PRINSIP 1 : Komunikasi
Adalah Proses Simbolik
Salah satu
kebutuhan pokok manusia , seperti dikatakan Susanne K. Langer, adalah kebutuhan
simbolis atau penggunaan lambang. Manusia memang satu-satunya hewan yang
menggunakan lambang , dan itulah yang membedakan manusia dengan hewan lainnya.
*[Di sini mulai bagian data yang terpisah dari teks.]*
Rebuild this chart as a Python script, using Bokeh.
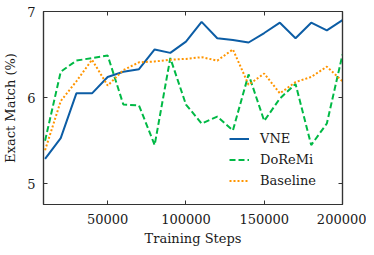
from bokeh.plotting import figure
from bokeh.models import (FixedTicker, LinearAxis, Legend, LegendItem, Range1d,
                          PrintfTickFormatter, CustomJSTickFormatter)
from bokeh.embed import file_html
from bokeh.resources import INLINE

steps = [10000, 20000, 30000, 40000, 50000, 60000, 70000, 80000, 90000, 100000,
         110000, 120000, 130000, 140000, 150000, 160000, 170000, 180000, 190000, 200000]
vne = [5.29, 5.53, 6.05, 6.05, 6.24, 6.30, 6.33, 6.56, 6.52, 6.65,
       6.88, 6.69, 6.67, 6.64, 6.75, 6.87, 6.69, 6.87, 6.78, 6.90]
doremi = [5.50, 6.30, 6.43, 6.46, 6.49, 5.92, 5.91, 5.45, 6.46, 5.92,
          5.70, 5.78, 5.62, 6.27, 5.73, 5.99, 6.16, 5.45, 5.70, 6.50]
baseline = [5.39, 5.96, 6.19, 6.44, 6.14, 6.32, 6.41, 6.42, 6.44, 6.45,
            6.47, 6.43, 6.56, 6.15, 6.28, 6.05, 6.18, 6.24, 6.36, 6.19]

x_ticks = [50000, 100000, 150000, 200000]
y_ticks = [5, 6, 7]

FONT = "DejaVu Serif"
FS = "13px"
TXT = "#1a1a1a"
AX = "#333333"

p = figure(width=366, height=248, output_backend="svg", toolbar_location=None,
           x_range=Range1d(9000, 200000), y_range=Range1d(4.76, 7.0),
           min_border_left=37, min_border_right=24, min_border_top=11, min_border_bottom=20)

p.background_fill_color = "white"
p.border_fill_color = "white"
p.outline_line_color = AX
p.outline_line_width = 1.2
p.grid.visible = False

def style_axis(ax):
    ax.major_tick_in = 4
    ax.major_tick_out = 0
    ax.minor_tick_in = 0
    ax.minor_tick_out = 0
    ax.axis_line_color = AX
    ax.axis_line_width = 1.2
    ax.major_tick_line_color = AX
    ax.major_label_text_font = FONT
    ax.major_label_text_font_size = FS
    ax.major_label_text_color = TXT
    ax.axis_label_text_font = FONT
    ax.axis_label_text_font_size = FS
    ax.axis_label_text_font_style = "normal"
    ax.axis_label_text_color = TXT

p.xaxis.ticker = FixedTicker(ticks=x_ticks)
p.yaxis.ticker = FixedTicker(ticks=y_ticks)
p.xaxis.formatter = PrintfTickFormatter(format="%d")
p.yaxis.formatter = PrintfTickFormatter(format="%d")
p.xaxis.axis_label = "Training Steps"
p.yaxis.axis_label = "Exact Match (%)"
style_axis(p.xaxis[0])
style_axis(p.yaxis[0])
p.xaxis.major_label_standoff = 9
p.yaxis.major_label_standoff = 8
p.xaxis.axis_label_standoff = 4
p.yaxis.axis_label_standoff = 6

blank = CustomJSTickFormatter(code="return '';")
top = LinearAxis(ticker=FixedTicker(ticks=x_ticks), formatter=blank)
style_axis(top)
top.major_label_standoff = 0
right = LinearAxis(ticker=FixedTicker(ticks=y_ticks), formatter=blank)
style_axis(right)
right.major_label_standoff = 0
p.add_layout(top, "above")
p.add_layout(right, "right")

r1 = p.line(steps, vne, line_color="#0C5DA5", line_width=2)
r2 = p.line(steps, doremi, line_color="#00B945", line_width=2, line_dash="6 3")
r3 = p.line(steps, baseline, line_color="#FF9500", line_width=2, line_dash="2 2")

legend = Legend(items=[LegendItem(label="VNE", renderers=[r1]),
                       LegendItem(label="DoReMi", renderers=[r2]),
                       LegendItem(label="Baseline", renderers=[r3])],
                location=(182, 12))
legend.background_fill_alpha = 0
legend.border_line_alpha = 0
legend.padding = 4
legend.margin = 0
legend.spacing = 6
legend.glyph_width = 20
legend.glyph_height = 15
legend.label_height = 15
legend.label_standoff = 11
legend.label_text_font = FONT
legend.label_text_font_size = FS
legend.label_text_color = TXT
p.add_layout(legend, "center")

open("out.html", "w").write(file_html(p, INLINE))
Ernest Cassirer mengatakan bahwa keunggulan manusia atau mahluk lainnya adalah
keistimewaan mereka sebagai animal symbolicum.
Lambang atau
simbol adalah sesuatu yang digunakan untuk menunjukkan sesuatu lainnya,
berdasarkan kesepakatan sekelompok orang. Lambang meliputi kata-kata (pesan
verbal), perilaku non verbal, dan objek yang maknanya disepakati bersama.
Kemampuan manusia menggunakan lambang verbal memungkinkan perkembangan bahasa
dan menangani hubungan antara manusia dan objek (baik nyata maupun abstrak)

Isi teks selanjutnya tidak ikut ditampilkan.